Bantu Baddie Wax Bust
If you don't know, now you know!
These "future vintage" collectibles are absolutely stunning. Designed by Sophia Mitchell, a Black female founder on a mission to diversify design. She notes that of the $727billion dollar home decor market, just 0.03% of furniture is designed by Black creators!
The journey of creating these Bantu Baddies was, as you can imagine, not easy. To create a wax sculpture with a Bantu knot hairstyle is incredibly difficult. Creating a mould where the knots don't snap off when removing the wax takes a patience and commitment we truly admire. These bring new meaning to the phrase "work of art"
We have seen enough sculptures of people called David and Venus de Milo to know this representation is desperately needed.
Each wax sculpture comes gorgeously wrapped with an information sheet. You can burn these - they are a soy wax blend - but you probably won't want to.
Why it's on The Cornrow
Sophia's mission is to support Black females, especially in their entrepreneurship endeavours - which is why she is happy to be featured on The Cornrow! We couldn't have more aligned visions. When The Cornrow co-founder Lara spoke to Sophia we talked about making beautiful Black art at a price point that means you can still send your kids to college. Afro-centric art for everyone to enjoy is what we are all about.

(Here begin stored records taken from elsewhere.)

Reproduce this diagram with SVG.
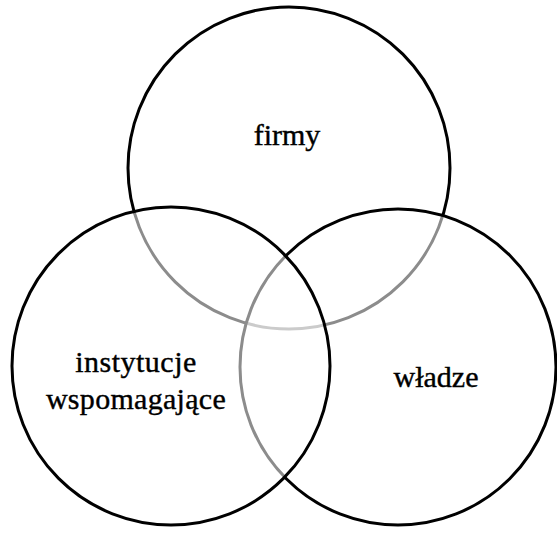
<svg xmlns="http://www.w3.org/2000/svg" width="557" height="533" viewBox="0 0 557 533">
<style>
.c{fill:#fff;fill-opacity:0.55;stroke:#000;stroke-width:3}
.t{font-family:"Liberation Serif","Times New Roman",serif;font-size:30px;fill:#000;stroke:#000;stroke-width:0.4;text-anchor:middle}
</style>
<rect width="557" height="533" fill="#fff"/>
<g id="firmy">
<circle class="c" cx="289" cy="168" r="161"/>
</g>
<g id="wladze">
<circle class="c" cx="398" cy="367" r="158"/>
</g>
<g id="instytucje">
<circle class="c" cx="171" cy="366" r="159"/>
</g>
<g id="labels">
<text class="t" x="287" y="145">firmy</text>
<text class="t" x="136" y="372" letter-spacing="0.5">instytucje</text>
<text class="t" x="136" y="409" letter-spacing="0.3">wspomagające</text>
<text class="t" x="436" y="387">władze</text>
</g>
</svg>
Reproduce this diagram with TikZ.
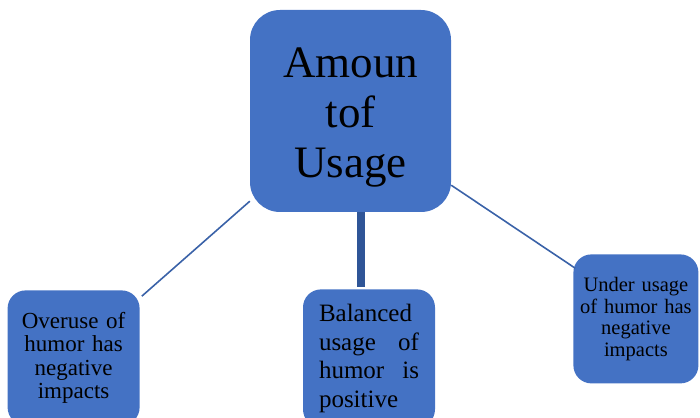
\documentclass[tikz,border=0pt]{standalone}
\usepackage{fontspec}
\setmainfont{Liberation Serif}
\usetikzlibrary{positioning}
\definecolor{boxblue}{HTML}{4472C4}
\definecolor{lineblue}{HTML}{3A62A8}
\definecolor{barblue}{HTML}{2F5597}

\begin{document}
\begin{tikzpicture}[x=1pt,y=1pt]
		\tikzstyle{main}=[rectangle, rounded corners=30pt, fill=boxblue, text=black, inner sep=0pt]
		\tikzstyle{leaf}=[rectangle, rounded corners=18pt, fill=boxblue, text=black, inner sep=0pt]
		\tikzstyle{connect}=[lineblue, line width=1.6pt]
		\useasboundingbox (0,0) rectangle (700,417);
		\node[main, minimum width=201pt, minimum height=202pt] (amount) at (350.5,306) {};
		\node[align=center, font=\fontsize{45}{50}\selectfont] (amounttext) [below=7pt of amount.center, anchor=center] {Amoun\\tof\\Usage};
		
		\node[leaf, minimum width=132pt, minimum height=135pt, text width=132pt, align=center, font=\fontsize{23}{23.5}\selectfont] (overuse) [below left=78pt and 110pt of amount] {Overuse of\\humor has\\negative\\impacts};
		\node[leaf, minimum width=132pt, minimum height=138pt, text width=132pt, align=center, font=\fontsize{25}{28.5}\selectfont] (balanced) [below=77pt of amount, xshift=18.5pt] {\parbox{100pt}{Balanced\\usage\hfill of\\humor\hfill is\\positive}};
		\node[leaf, minimum width=125pt, minimum height=129pt, text width=125pt, align=center, font=\fontsize{20.5}{21.5}\selectfont] (underuse) [below right=42pt and 122pt of amount] {Under usage\\of humor has\\negative\\impacts};
		
		\draw[connect] ([yshift=11pt]amount.south west) -- ([xshift=2pt,yshift=-6pt]overuse.north east);
		\draw[barblue, line width=8pt] ([xshift=10.5pt]amount.south) -- ([xshift=-8pt,yshift=2pt]balanced.north);
		\draw[connect] ([yshift=27pt]amount.south east) -- ([xshift=2pt,yshift=-14pt]underuse.north west);
	\end{tikzpicture}
\end{document}
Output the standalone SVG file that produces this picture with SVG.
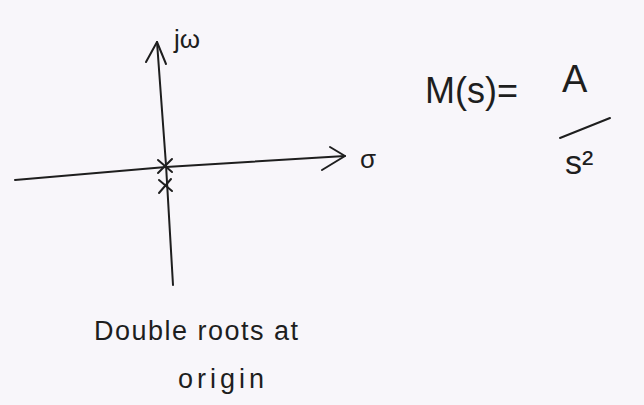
<svg xmlns="http://www.w3.org/2000/svg" width="644" height="405" viewBox="0 0 644 405">
<style>
.ln{fill:none;stroke:#1e1e1e;stroke-width:2;stroke-linecap:round;stroke-linejoin:round}
.t{font-family:"Liberation Sans","DejaVu Sans",sans-serif;fill:#1e1e1e}
</style>
<rect width="644" height="405" fill="#f8f6fa"/>
<g id="connectors">
<path id="imag-axis" class="ln" d="M157 42 L166 165 L173 285"/>
<path class="ln" d="M146 62 L157 42 L166 64"/>
<path id="real-axis" class="ln" d="M15 180 L166 167 L345 156"/>
<path class="ln" d="M330 147 L345 156 L322 170"/>
</g>
<g id="poles">
<path class="ln" d="M158 160 L172 172 M172 159 L158 173"/>
<path class="ln" d="M159 180 L172 191 M171 179 L159 193"/>
</g>
<g id="labels">
<text class="t" x="174" y="48" font-size="26">jω</text>
<text class="t" x="360" y="168" font-size="26">σ</text>
<text class="t" x="425" y="103" font-size="36">M(s)=</text>
<text class="t" x="562" y="92" font-size="38">A</text>
<path class="ln" d="M560 138 L610 118"/>
<text class="t" x="565" y="174" font-size="34">s²</text>
<text class="t" x="94" y="340" font-size="27" letter-spacing="1.5">Double roots at</text>
<text class="t" x="178" y="388" font-size="27" letter-spacing="4">origin</text>
</g>
</svg>
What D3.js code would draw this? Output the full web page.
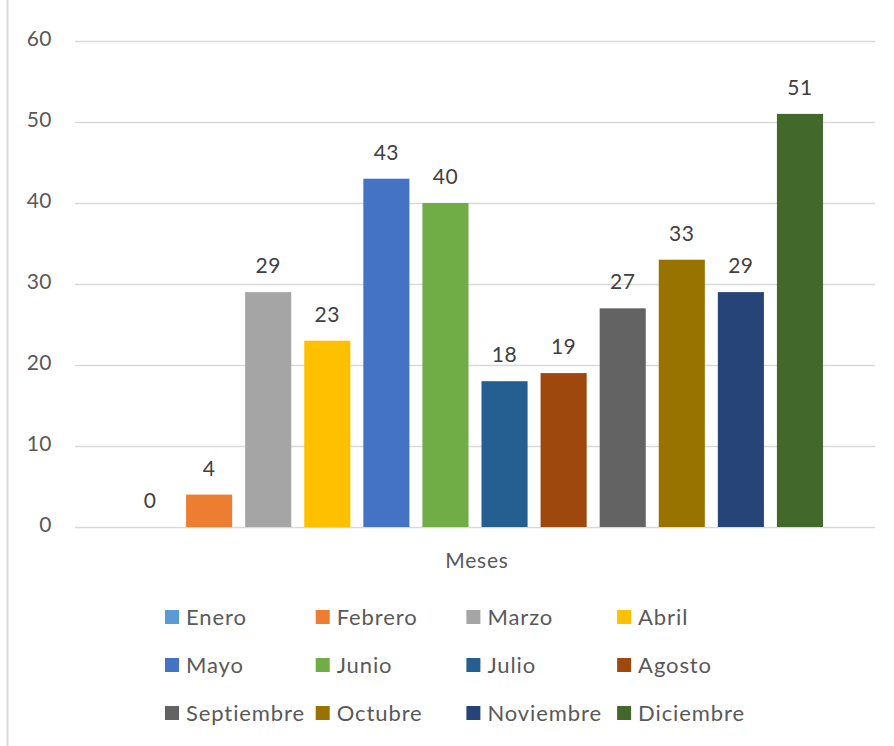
<!DOCTYPE html>
<html><head><meta charset="utf-8">
<script src="https://cdn.jsdelivr.net/npm/d3@7"></script>
<style>body{margin:0;background:#fff;} svg{display:block;}</style>
</head><body>
<svg id="chart" width="894" height="746"></svg>
<script>
const months = ["Enero","Febrero","Marzo","Abril","Mayo","Junio","Julio","Agosto","Septiembre","Octubre","Noviembre","Diciembre"];
const values = [0,4,29,23,43,40,18,19,27,33,29,51];
const colors = ["#5B9BD5","#ED7D31","#A5A5A5","#FFC000","#4472C4","#70AD47","#255E91","#9E480E","#636363","#997300","#264478","#43682B"];
const yTicks = [0,10,20,30,40,50,60];
const axisTitle = "Meses";

const svg = d3.select("#chart");
const font = "Lato, 'Open Sans', sans-serif";
const fs = "21px";
const pLeft = 75, pRight = 875, pTop = 41, pBottom = 527;

// left border
svg.append("line").attr("x1",7.5).attr("x2",7.5).attr("y1",0).attr("y2",746)
  .attr("stroke","#d9d9d9").attr("stroke-width",2);

const x = d3.scaleBand().domain(months).range([pLeft,pRight]).paddingInner(0.22).paddingOuter(0.88);
const y = d3.scaleLinear().domain([0,60]).range([pBottom,pTop]);

const yAxis = d3.axisLeft(y).tickValues(yTicks).tickSize(-(pRight-pLeft)).tickPadding(23);
const g = svg.append("g").attr("transform",`translate(${pLeft},0)`).call(yAxis);
g.select(".domain").remove();
g.selectAll(".tick line").attr("stroke","#d9d9d9").attr("stroke-width",1.5);
g.selectAll(".tick text").attr("fill","#595959").attr("dy","0.2em")
  .style("font-family",font).style("font-size",fs).style("letter-spacing","0.5px");

svg.append("g").selectAll("rect").data(values).join("rect")
  .attr("x",(d,i)=>x(months[i])).attr("width",x.bandwidth())
  .attr("y",d=>y(d)).attr("height",d=>y(0)-y(d))
  .attr("fill",(d,i)=>colors[i]);

svg.append("g").selectAll("text").data(values).join("text")
  .attr("x",(d,i)=>x(months[i])+x.bandwidth()/2)
  .attr("y",d=>y(d)-19)
  .attr("text-anchor","middle").attr("fill","#404040")
  .style("font-family",font).style("font-size",fs).style("letter-spacing","0.5px")
  .text(d=>d);

svg.append("text").attr("x",477).attr("y",568).attr("text-anchor","middle")
  .attr("fill","#595959").style("font-family",font).style("font-size",fs)
  .style("letter-spacing","0.8px").text(axisTitle);

const lg = svg.append("g");
const item = lg.selectAll("g").data(months).join("g")
  .attr("transform",(d,i)=>`translate(${165 + (i%4)*150.7},${617 + Math.floor(i/4)*48})`);
item.append("rect").attr("x",0).attr("y",-7).attr("width",14).attr("height",14).attr("fill",(d,i)=>colors[i]);
item.append("text").attr("x",21).attr("y",8).attr("fill","#595959")
  .style("font-family",font).style("font-size","22px").style("letter-spacing","0.9px").text(d=>d);
</script>
</body></html>
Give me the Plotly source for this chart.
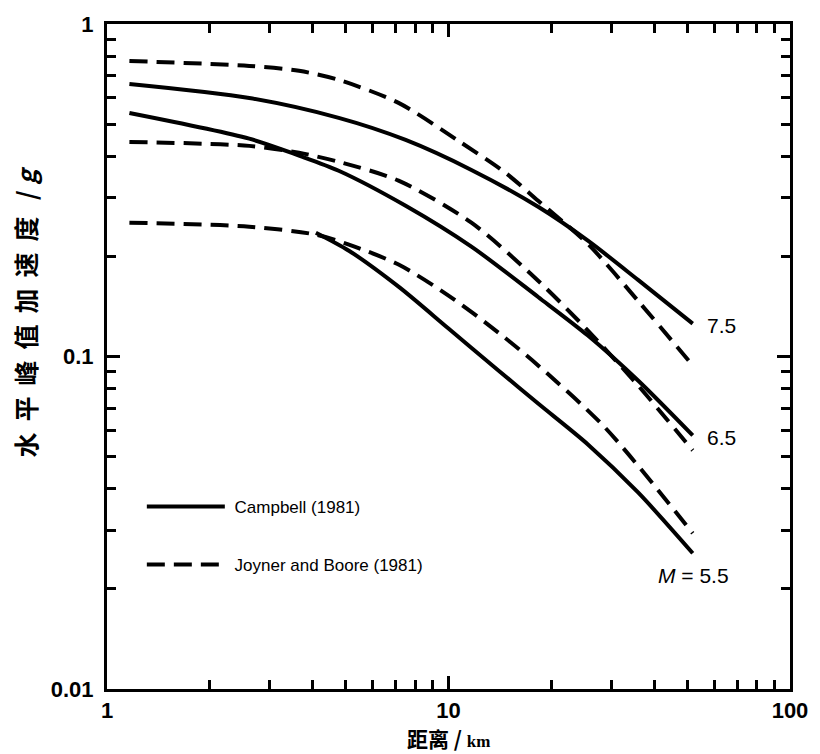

Lit Bodies is a black, female owned brand on a mission to diversify not just design, but the business of design. Her purpose is to "make businesses that do more than survive, but thrive. Lit Bodies brings togethere creatives to do what they do best, CREATE & COLLABORATE! A Black woman on a pediestal is as scarce as a Black owman CEO, Lit Bodies wants to change that.
Founder Sophia Mitchell, left a role in the city to follow her passion in 2020 and design wax and resin sculptures and artwork. Bantu Baddie was her first creation.